NCC and Unions hope to end dispute by next week

 The unions representing over 200 retrenched workers at the National Conservation Commission (NCC) tonight agreed with management of the statutory board to review the contentious layoff list, with hope of an end to their dispute by next week.

 Acting Minister of Labour Senator Maxine McClean told reporters tonight, after eight hours of talks at her ministry that the sides will meet on Monday with the intention of settling their impasse.

Senator Maxine McClean

Senator Maxine McClean

The list of workers from which the retrenched employees were selected has been one of the main issues separating the unions and NCC management up to this point, with the unions accusing the commission of “cherry-picking” people.
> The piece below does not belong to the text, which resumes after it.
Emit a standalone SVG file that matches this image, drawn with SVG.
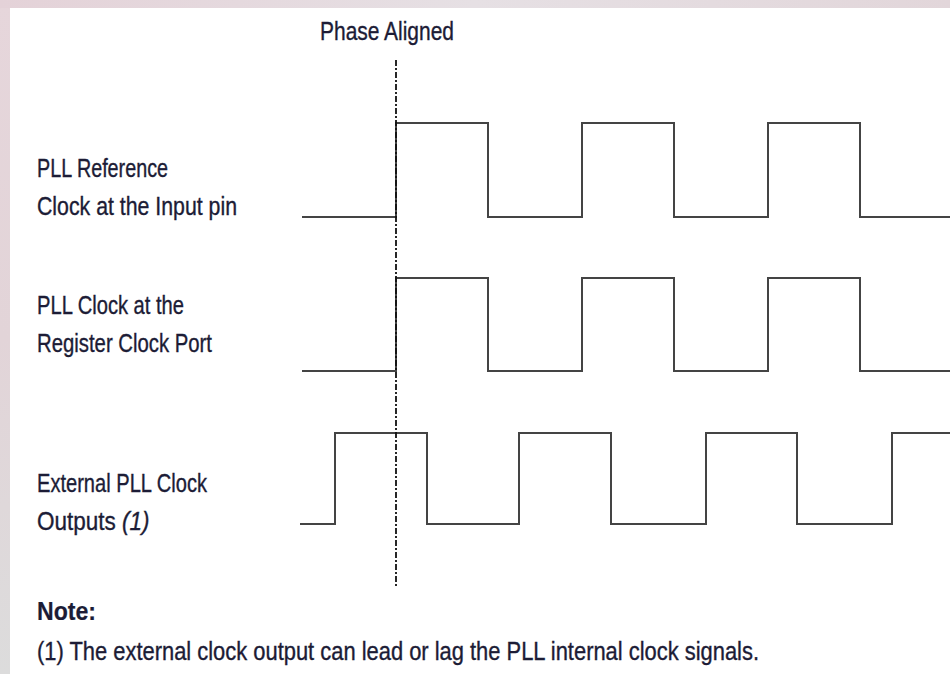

“The intention is that there is full understanding by the unions, as to the basis on which those persons would have been terminated,” the minister said.

“There was a concern expressed . . . that there were two issues which would have been the basis of the dispute. One had to do with the interpretation of the civil service circular in relation to the policy and the second one had    to do with concerns about the nature and extent, or level  of consultation.

“Given concerns about the level of consultations, the NCC has agreed to sit with the unions to go through those lists, to clearly have people understand why persons were terminated,” she explained.

The minister noted that there had been early agreement on the last-in first-out policy and that it should not be applied carte blanche.

She said after the technical team of labour and ministry representatives has finalised the review of the list, the officials would meet with the minister of labour to thrash out any lingering concerns.

The aim, Senator McClean said, is to have the matter settled next week.

“It is not a matter that we want to have drawn out,”   she asserted.

Saying that today’s talks were cordial, general secretary of the NUPW, Dennis Clarke, said the objective of the meeting with NCC on Monday is to try to reach a speedy settlement.

Assistant General Secretary of the BWU, Dwaine Paul echoed Clarke’s expectations.

“We are hopeful, as was previously indicated, that a resolution comes as fast as possible in the best interest of the workers. That is what we’re working on,” Paul said.

“We are committed to working through the process to bring a result as soon as possible.”

NCC general manager Keith Neblett also expressed hope of an accord next week.

He also reported that the discussions were cordial.